By Laser 1 Technologies

Trends In Manufacturing Jobs

While job trends in manufacturing are interesting and useful to track, they don’t tell the whole story of the industry, as efficiency, technology and robots converge to increase production. Here’s a little roundup of what the experts are saying, with links to read the whole article.

Fewer, More Highly Skilled Employees

According to the Society for Human Resource Management (SHRM):

The U.S. lost about 5.5 million manufacturing jobs between 2000 and 2017, according to a new study report from the University of Chicago. But during those same years, output from U.S. factories increased, indicating that improvements in productivity are a big driver for the decline in employment. Fewer workers are needed to produce more, and that’s not going to change.

SHRM also observes that the skill level demanded is on the rise:

In the late 1970s, nearly 30 percent of employed men with less than a high-school diploma worked in manufacturing. By last year, it was less than 15 percent.

Conversely, the share of workers ages 25 to 29 working in manufacturing with a bachelor’s degree rose 5.5 percentage points in the past two decades to 26.6 percent. That was a larger increase and a higher rate of college education than found in the retail or construction industries, and a faster rate of growth than for the workforce overall.

Another interesting factor in the manufacturing jobs scene: Tech hiring is on the upswing in non-tech companies, for the same reasons. GQR, a global STEM (Science/Technology/Engineering/Math) recruiting firm, has a blog on the topic this month.

Tariffs on Steel and Aluminum

There’s also debate about the impact of new tariffs on steel and aluminum. According to SHRM,

The Trump administration’s proposed tariffs on aluminum and steel are unlikely to bring back the manufacturing jobs lost in recent decades, and could instead cost tens of thousands of U.S. jobs, according to economists.

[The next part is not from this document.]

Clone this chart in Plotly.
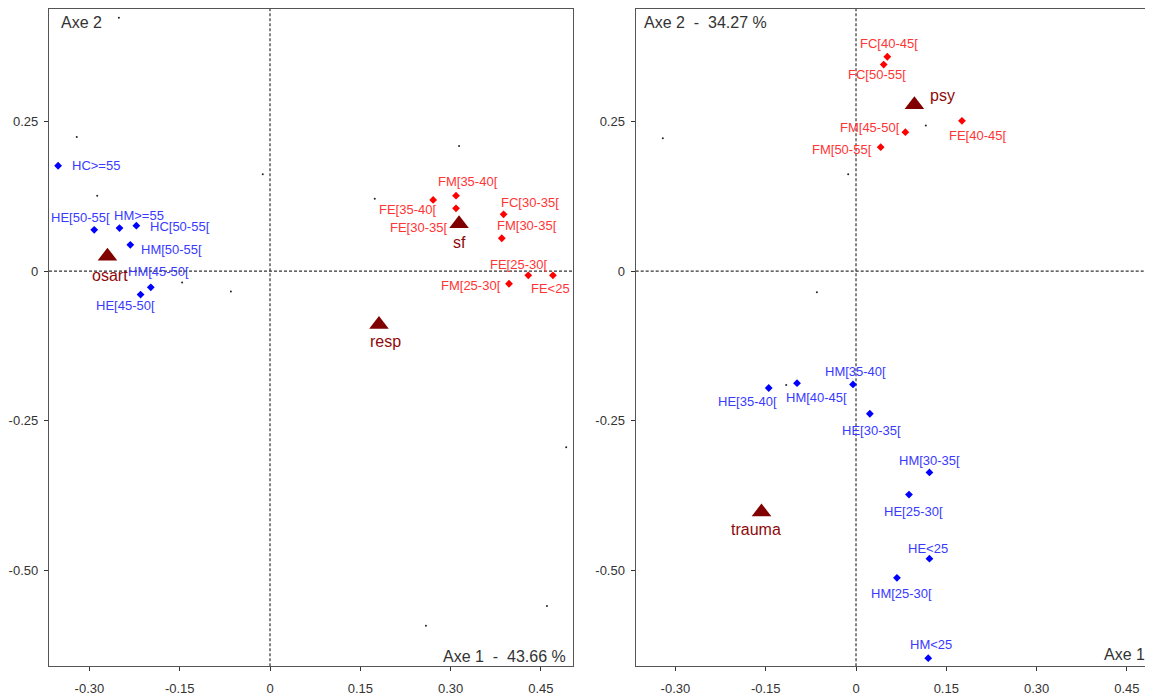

In March, the U.S. placed a 25 percent tariff on foreign steel and a 10 percent duty on aluminum from abroad. The tariffs are specifically directed at China, the country’s biggest trading partner, while other large suppliers such as Canada, Mexico and the European Union have been exempted for the time being, though marked for import quotas and other restrictions, the White House said.

The hope is that buyers will shun the more expensive foreign suppliers and increase demand on U.S. manufacturers to supply the steel. But it may not work out that way.

Mark Zandi, chief economist for Moody’s Analytics, believes that instead of restoring U.S. jobs, the proposed levies will have the opposite effect. “Steel and aluminum tariffs will cost American jobs,” possibly up to as many as 190,000 jobs, in sectors like manufacturing and agriculture, he said.

A study commissioned by the Consumer Technology Association and the National Retail Federation put U.S. job losses at 134,000, including about 67,000 U.S. agriculture jobs, due to Chinese retaliation. “Our view is that tariffs and trade wars are a measurable loser for the U.S. economy,” said David French, senior vice president of government relations at the National Retail Federation.

Job Numbers Offer Optimism

March was a strong month for the manufacturing industry as a whole, as well as for job figures in manufacturing, according to

March was another strong month for the Industry. The manufacturing industry has added roughly 293,000 jobs since President Trump’s election, according to the Department of Labor data. Much of last month’s gains — as well as the yearly uptick — came from durable goods manufacturing, the Labor Department said.

The manufacturing sector added 22,000 jobs in March bringing its 12-month gain to 232,000 jobs, the Labor Department said Friday. Much of last month’s gains — as well as the yearly uptick — came from durable goods manufacturing, the department said.

As for the strong yearly gains in manufacturing, “the expectation is you’ve had a big boost in business sentiment as well as corporate tax cuts,” said Scott Brown, chief economist at Raymond James. “There’s an expectation you’ll get more capital spending in the months ahead and the stronger global economy has also been a factor.”

Trump has made strengthening U.S. manufacturing a priority for economic policy. Both the president and Republican lawmakers passed tax cuts during Trump’s first year in office, which included incentives the GOP hopes will encourage manufacturing investments.

Employment in manufacturing has steadily increased since Trump’s election; the manufacturing industry has added 293,000 jobs since November 2016, according to the Department of Labor.

Many Factors Impact a Complex Global Market

It’s great to see the positive news about job growth, but as always, this complicated global world has many moving parts. It seems certain that the trend of relying on fewer, more skilled workers won’t change. Other factors are harder to assess with certainty, but the growth of jobs in the past year or so is reassuring.